Facebook, Inc. v. Duguid was filed in 2016 as a class-action suit by a consumer who did not have a Facebook account, but received a barrage of text messages about his nonexistent account. Facebook claims that its spree of security alerts sent to cellphones didn’t violate federal law because its autodialing equipment didn’t randomly generate the phone numbers it called. The attorneys general argue that the federal Telephone Consumer Protection Act (TCPA) outlaws automatic telephone dialing systems with the capacity to store or produce phone numbers, even if they do not randomly generate phone numbers. The amicus brief explains that when Congress enacted the TCPA in 1991, it was to reinforce existing state autodialer bans, and those state laws explicitly define “automatic telephone dialing systems” broadly. The attorneys general call for the Supreme Court to adopt a definition of the TCPA as interpreted by the Ninth U.S. Circuit Court of Appeals. Facebook’s proposed narrow definition of the law would undermine state enforcement efforts against abusive autodialing devices as well as multistate and state-federal collaborations. 

The Supreme Court is expected to hear arguments on this case in December.

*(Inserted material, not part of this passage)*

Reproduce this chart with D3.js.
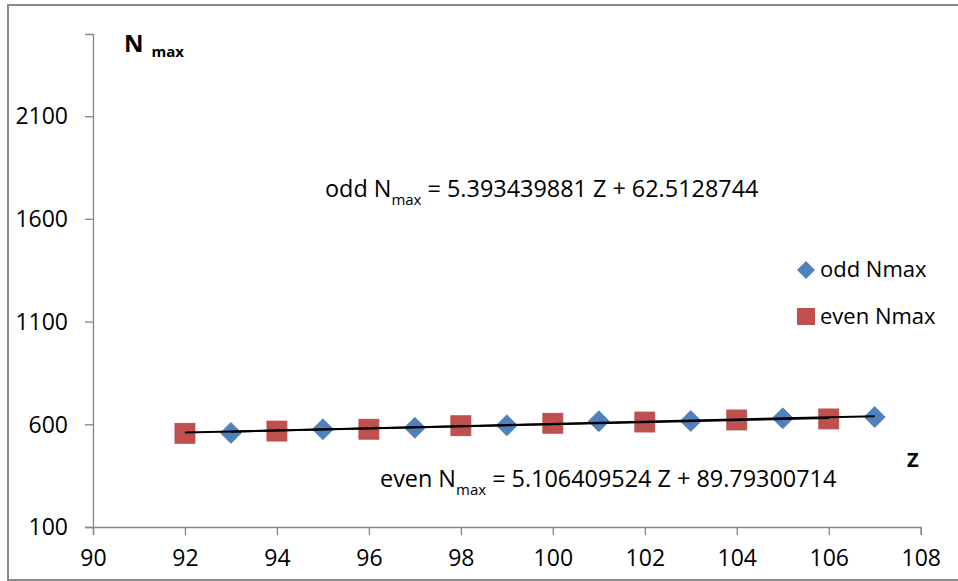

In filing the brief, Attorney General Becerra joins the attorneys general of North Carolina,  Indiana, Alaska, Arizona, Arkansas, Colorado, Connecticut, Delaware, Hawaii, Idaho, Illinois, Iowa, Kansas, Kentucky, Louisiana, Maine, Maryland, Massachusetts, Michigan, Minnesota, Mississippi, Nevada, New Hampshire, New Jersey, New York, North Dakota, Ohio, Oklahoma, Oregon, Pennsylvania, Rhode Island, Tennessee, Vermont, Virginia, Washington, and Wisconsin, and the District of Columbia.